Journalisten und Vertraute Nemzows haben eigene Untersuchungen angestellt. Sie vermuten, dass die wahren Drahtzieher viel höher angesiedelt sind, dass der Chef der Republik Tschetschenien, Ramsan Kadyrow, die Hintermänner deckt, ja dass er sogar selbst an dem Verbrechen beteiligt ist. Ilja Jaschin von der Partei Parnas, deren Co-Vorsitzender Boris Nemzow war:
"Die Leute, die Nemzow umgebracht haben, sind mit dem Umfeld Kadyrows verbunden. Ich habe große Zweifel, dass sie handeln konnten, ohne das mit Ramsan Kadyrow abzustimmen."

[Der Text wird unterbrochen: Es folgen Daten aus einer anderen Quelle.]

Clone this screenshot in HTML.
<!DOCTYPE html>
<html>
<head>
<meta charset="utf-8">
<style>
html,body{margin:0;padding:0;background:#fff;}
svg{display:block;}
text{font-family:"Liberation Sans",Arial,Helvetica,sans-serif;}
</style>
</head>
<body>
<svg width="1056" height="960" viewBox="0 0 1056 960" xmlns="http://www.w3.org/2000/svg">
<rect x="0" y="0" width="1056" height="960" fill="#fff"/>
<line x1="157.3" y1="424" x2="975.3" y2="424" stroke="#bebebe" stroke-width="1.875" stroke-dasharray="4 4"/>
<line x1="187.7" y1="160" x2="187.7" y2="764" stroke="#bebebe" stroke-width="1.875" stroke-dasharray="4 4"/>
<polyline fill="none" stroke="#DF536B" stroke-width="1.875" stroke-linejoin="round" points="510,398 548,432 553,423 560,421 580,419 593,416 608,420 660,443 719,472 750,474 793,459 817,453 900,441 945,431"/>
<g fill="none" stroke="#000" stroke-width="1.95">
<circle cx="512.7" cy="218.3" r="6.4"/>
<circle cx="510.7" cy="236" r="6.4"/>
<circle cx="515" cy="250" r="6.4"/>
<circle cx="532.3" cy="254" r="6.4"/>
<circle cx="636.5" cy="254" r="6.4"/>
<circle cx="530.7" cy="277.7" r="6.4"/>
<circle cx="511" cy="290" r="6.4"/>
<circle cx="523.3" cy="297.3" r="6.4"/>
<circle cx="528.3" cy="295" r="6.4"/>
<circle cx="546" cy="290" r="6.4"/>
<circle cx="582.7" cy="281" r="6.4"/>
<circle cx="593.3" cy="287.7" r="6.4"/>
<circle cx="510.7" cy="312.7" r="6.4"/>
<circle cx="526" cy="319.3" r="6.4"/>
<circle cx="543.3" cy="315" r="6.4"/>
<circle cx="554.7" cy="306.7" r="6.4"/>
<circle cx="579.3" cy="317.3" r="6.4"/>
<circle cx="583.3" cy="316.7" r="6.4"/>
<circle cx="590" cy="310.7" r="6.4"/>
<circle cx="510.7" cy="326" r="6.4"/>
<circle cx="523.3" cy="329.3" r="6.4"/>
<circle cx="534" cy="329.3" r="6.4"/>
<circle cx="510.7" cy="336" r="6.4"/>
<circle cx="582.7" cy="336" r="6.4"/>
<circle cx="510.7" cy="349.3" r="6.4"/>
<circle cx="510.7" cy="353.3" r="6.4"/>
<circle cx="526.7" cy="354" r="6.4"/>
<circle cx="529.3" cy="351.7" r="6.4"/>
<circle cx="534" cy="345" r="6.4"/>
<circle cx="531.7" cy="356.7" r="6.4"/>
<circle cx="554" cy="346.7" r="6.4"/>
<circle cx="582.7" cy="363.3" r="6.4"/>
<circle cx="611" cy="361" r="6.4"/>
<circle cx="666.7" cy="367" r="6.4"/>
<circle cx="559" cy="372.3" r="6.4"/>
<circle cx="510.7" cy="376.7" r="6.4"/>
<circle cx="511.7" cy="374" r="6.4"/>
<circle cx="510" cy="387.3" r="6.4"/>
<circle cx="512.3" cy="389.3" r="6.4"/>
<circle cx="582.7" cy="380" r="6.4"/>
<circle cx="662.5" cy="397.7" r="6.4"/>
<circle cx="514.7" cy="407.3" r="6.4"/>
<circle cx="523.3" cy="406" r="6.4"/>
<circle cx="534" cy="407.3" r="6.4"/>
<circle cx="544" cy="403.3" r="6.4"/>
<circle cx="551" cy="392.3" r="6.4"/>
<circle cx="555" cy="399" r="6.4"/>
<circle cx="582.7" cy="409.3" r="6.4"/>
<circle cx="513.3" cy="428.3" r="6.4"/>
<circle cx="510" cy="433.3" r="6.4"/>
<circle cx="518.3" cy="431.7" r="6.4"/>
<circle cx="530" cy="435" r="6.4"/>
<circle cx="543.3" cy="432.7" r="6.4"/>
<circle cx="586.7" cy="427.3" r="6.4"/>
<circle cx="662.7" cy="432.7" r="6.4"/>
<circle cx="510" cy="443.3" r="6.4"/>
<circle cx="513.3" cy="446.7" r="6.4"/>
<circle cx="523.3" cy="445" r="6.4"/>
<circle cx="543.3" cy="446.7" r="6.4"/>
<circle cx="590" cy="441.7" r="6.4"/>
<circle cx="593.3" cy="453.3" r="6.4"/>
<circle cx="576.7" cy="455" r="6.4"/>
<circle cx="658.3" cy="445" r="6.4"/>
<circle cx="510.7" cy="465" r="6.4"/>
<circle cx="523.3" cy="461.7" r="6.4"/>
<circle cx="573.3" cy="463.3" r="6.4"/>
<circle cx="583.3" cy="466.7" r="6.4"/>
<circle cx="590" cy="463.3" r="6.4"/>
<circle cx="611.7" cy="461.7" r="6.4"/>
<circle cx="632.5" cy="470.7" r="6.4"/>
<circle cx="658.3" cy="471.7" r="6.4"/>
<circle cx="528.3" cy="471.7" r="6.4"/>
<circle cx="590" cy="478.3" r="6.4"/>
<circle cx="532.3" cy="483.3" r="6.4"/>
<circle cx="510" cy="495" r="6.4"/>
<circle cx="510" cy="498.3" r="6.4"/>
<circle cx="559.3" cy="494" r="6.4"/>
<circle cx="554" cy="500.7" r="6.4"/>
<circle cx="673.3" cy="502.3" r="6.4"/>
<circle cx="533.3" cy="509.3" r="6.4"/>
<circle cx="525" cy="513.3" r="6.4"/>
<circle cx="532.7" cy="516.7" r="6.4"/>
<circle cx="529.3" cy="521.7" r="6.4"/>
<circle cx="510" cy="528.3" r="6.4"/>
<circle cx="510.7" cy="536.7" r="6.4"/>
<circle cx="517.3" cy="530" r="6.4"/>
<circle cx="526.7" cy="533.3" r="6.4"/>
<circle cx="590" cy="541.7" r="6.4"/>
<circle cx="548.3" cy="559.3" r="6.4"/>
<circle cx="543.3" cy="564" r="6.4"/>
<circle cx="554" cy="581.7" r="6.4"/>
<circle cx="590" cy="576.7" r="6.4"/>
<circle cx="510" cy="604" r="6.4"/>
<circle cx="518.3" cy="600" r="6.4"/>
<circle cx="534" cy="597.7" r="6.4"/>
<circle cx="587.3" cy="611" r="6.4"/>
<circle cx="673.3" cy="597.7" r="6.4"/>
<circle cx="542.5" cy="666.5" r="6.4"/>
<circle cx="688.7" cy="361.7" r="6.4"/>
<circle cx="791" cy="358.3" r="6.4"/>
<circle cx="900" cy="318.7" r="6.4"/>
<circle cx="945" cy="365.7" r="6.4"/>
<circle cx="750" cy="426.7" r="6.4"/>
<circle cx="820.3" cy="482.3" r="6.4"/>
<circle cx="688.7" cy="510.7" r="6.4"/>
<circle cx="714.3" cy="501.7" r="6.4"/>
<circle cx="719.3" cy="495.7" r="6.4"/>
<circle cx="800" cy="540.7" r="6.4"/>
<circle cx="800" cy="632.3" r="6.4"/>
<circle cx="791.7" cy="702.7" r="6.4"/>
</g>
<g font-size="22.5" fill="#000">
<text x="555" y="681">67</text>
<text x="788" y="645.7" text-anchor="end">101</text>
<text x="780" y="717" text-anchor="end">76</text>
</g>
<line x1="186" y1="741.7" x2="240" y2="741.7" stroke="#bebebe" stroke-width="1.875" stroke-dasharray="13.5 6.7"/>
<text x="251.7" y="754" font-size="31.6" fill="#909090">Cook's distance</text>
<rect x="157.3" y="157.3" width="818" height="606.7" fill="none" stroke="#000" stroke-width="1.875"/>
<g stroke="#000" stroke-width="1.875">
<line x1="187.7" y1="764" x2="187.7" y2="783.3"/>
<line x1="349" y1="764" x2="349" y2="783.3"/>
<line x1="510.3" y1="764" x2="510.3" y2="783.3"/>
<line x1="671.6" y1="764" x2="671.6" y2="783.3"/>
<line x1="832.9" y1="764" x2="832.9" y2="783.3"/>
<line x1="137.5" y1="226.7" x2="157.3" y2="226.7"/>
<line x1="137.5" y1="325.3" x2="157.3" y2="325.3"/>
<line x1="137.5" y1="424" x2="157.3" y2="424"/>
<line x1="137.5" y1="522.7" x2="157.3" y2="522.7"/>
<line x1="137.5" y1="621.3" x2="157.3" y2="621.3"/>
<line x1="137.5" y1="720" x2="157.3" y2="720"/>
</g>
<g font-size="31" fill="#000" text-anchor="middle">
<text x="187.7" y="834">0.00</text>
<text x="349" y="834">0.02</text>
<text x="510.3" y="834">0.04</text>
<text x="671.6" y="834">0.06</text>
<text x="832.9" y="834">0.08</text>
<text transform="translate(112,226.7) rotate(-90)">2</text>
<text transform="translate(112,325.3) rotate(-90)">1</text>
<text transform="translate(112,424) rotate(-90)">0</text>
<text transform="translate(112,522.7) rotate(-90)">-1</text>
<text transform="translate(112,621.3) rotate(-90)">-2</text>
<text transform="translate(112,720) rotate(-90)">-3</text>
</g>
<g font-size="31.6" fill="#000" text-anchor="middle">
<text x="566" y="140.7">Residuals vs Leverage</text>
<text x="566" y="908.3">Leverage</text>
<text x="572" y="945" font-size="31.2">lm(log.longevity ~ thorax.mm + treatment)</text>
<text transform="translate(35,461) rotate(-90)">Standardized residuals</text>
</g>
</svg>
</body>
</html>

Wenn die Auftraggeber ungestraft blieben, würden die politischen Morde in Russland weitergehen, so Oppositionspolitiker Jaschin.
Der Tschetschene Kadyrow meldete sich heute in einem Interview zu Wort. Er sagte, Boris Nemzow habe ihn nicht gestört, er sei unter seinem Niveau gewesen.
Im Anschluss an den Gedenkmarsch legten viele Teilnehmer am Tatort in Kremlnähe Blumen nieder. Die Polizei war präsent. Es blieb friedlich.